There are several ways astronomers discover and study exoplanets, each with their advantages and disadvantages. The Kepler space observatory, for example, looks at a patch of the sky containing some 150,000 stars and detects minute changes in brightness, which indicate a planet passing in front of the star.
This is great for finding a lot of exoplanets fast, something Kepler clearly managed to do, but it doesn’t tell us much about the planets themselves apart from their size and orbits.
Project 1640 takes another approach; a team of astronomers is using several instruments to directly observe exoplanets, i.e. “see” them, while simultaneously gathering information about their chemical composition.
They’ve used this method to study the makeup of a relatively close system, HR 8799. Previously, only the outermost exoplanet of the system had been observed.

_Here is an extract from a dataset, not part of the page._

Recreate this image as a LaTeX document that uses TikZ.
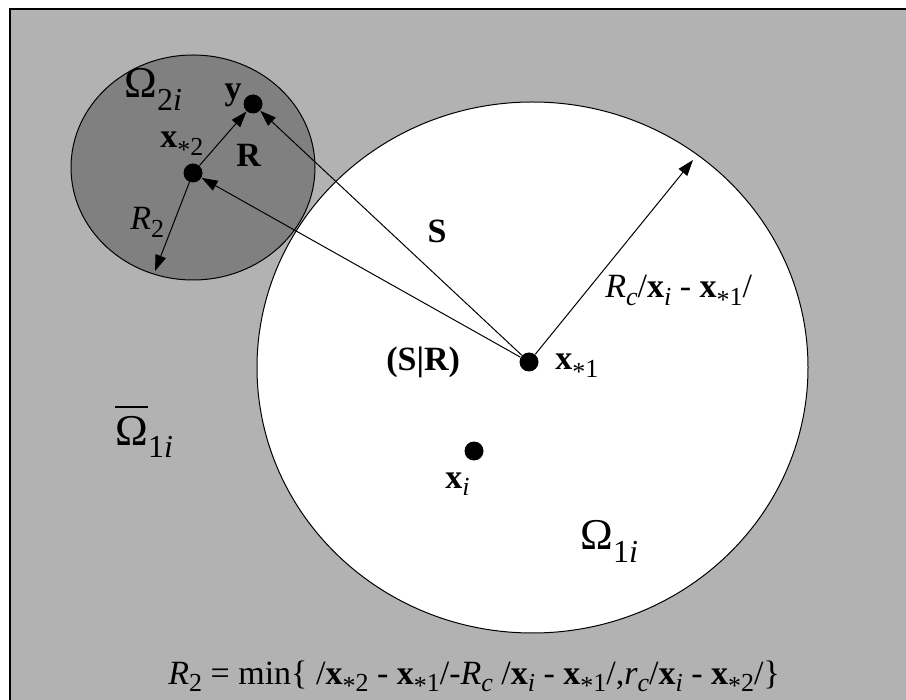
\documentclass[tikz,border=0pt]{standalone}
\usepackage{fontspec}
\setmainfont{Liberation Serif}
\usetikzlibrary{arrows.meta}

\definecolor{bgGray}{gray}{0.70}
\definecolor{darkGray}{gray}{0.50}
\newcommand{\vb}{\textbf{x}}
\newcommand{\subs}[1]{\raisebox{-0.45ex}{\fontsize{13}{15}\selectfont #1}}
\newcommand{\osubs}[1]{\raisebox{-0.6ex}{\fontsize{16}{18}\selectfont #1}}
\newcommand{\st}{\raisebox{-0.3ex}{*}}
\newcommand{\barOm}{\makebox[0pt][l]{\raisebox{0.84em}{\rule{0.74em}{0.05em}}}Ω}

\begin{document}
\begin{tikzpicture}[x=0.5pt, y=-0.5pt,
                    dot/.style={circle, fill=black, inner sep=0pt, minimum size=9.5pt},
                    lab/.style={inner sep=0pt, anchor=base west, font=\fontsize{17}{20}\selectfont},
                    omg/.style={lab, font=\fontsize{22}{24}\selectfont},
                    vec/.style={-{Triangle[length=8pt, width=5.5pt]}, line width=0.5pt}]

    \useasboundingbox (0,0) rectangle (906,700);
    \clip (0,0) rectangle (906,700);

    \filldraw[fill=bgGray, line width=1pt] (10,9) rectangle (920,720);
    \fill[white] (532.5,367.5) ellipse [x radius=275.5, y radius=265.5];
    \filldraw[fill=darkGray, line width=0.5pt] (193,167.5) ellipse [x radius=122, y radius=112.5];
    \draw[line width=0.5pt] (532.5,367.5) ellipse [x radius=275.5, y radius=265.5];

    \node[dot] (x2) at (193,173) {};
    \node[dot] (y)  at (253,104) {};
    \node[dot] (x1) at (529,362) {};
    \node[dot] (xi) at (474,451) {};
    \coordinate (r2) at (155,271);
    \coordinate (rc) at (693,160);

    \draw[vec] (x2) -- (r2);
    \draw[vec] (x2) -- (y);
    \draw[vec] (x1) -- (y);
    \draw[vec] (x1) -- (x2);
    \draw[vec] (x1) -- (rc);

    \node[omg] (o2)  at (124,98)  {Ω\osubs{2\textit{i}}};
    \node[lab, anchor=base] (ly) at (233,100) {\textbf{y}};
    \node[lab] (lx2) at (160,148) {\vb\subs{\st2}};
    \node[lab] (lR)  at (236,167) {\textbf{R}};
    \node[lab] (lR2) at (130,230) {\textit{R}\subs{2}};
    \node[lab, anchor=base] (lS) at (437,243) {\textbf{S}};
    \node[lab] (lSR) at (386,371) {\textbf{(S|R)}};
    \node[lab] (lx1) at (555,370) {\vb\subs{\st1}};
    \node[lab] (lRc) at (605,298) {\textit{R\subs{c}}/\vb\subs{\textit{i}} - \vb\subs{\st1}/};
    \node[omg] (ob)  at (115,445) {\barOm\osubs{1\textit{i}}};
    \node[lab] (lxi) at (445,488) {\vb\subs{\textit{i}}};
    \node[omg] (o1)  at (580,550) {Ω\osubs{1\textit{i}}};
    \node[lab] (eq)  at (168,684) {\textit{R}\subs{2} = min\{ /\vb\subs{\st2} - \vb\subs{\st1}/-\textit{R\subs{c}} /\vb\subs{\textit{i}} - \vb\subs{\st1}/,\textit{r\subs{c}}/\vb\subs{\textit{i}} - \vb\subs{\st2}/\}};
\end{tikzpicture}
\end{document}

The astronomers looked at the chemical makeup of the four exoplanets. They were able to not only see the planets around the star, but also discover quite a few things about the conditions on those planets.
What they found was rather surprising; all four planets have a chemical makeup unlike anything astronomers ever saw or expected, and all four are different from each other.
What’s more, they were able to gather all of this for all four worlds at once in only one hour of observations.
The planets are all relatively young, between 30 to 100 million years old, and are still warm from their creation, at about 1,000 degrees Kelvin (1,340 degrees Fahrenheit).
Astronomers used the Hale Telescope in California to both observe the planets, by obscuring the light from the much brighter star, and study their makeup with spectroscopy.
Seeing the planets alone is a major achievement; HR 8799 is 1.6 times bigger than the sun but 5 times as bright. Its brightness also varies wildly, by as much as eight percent over two days. It also produces about 1,000 times more ultraviolet light.
All of this combines to create some strange conditions on the four planets, all of which are much larger than anything in the solar system, with 5 to 13 times the mass of Jupiter.
Using this technique, astronomers should be able to both discover exoplanets fast, and also study the makeup of their atmosphere, which in turn should provide them with an idea of whether the planets can harbor life or not.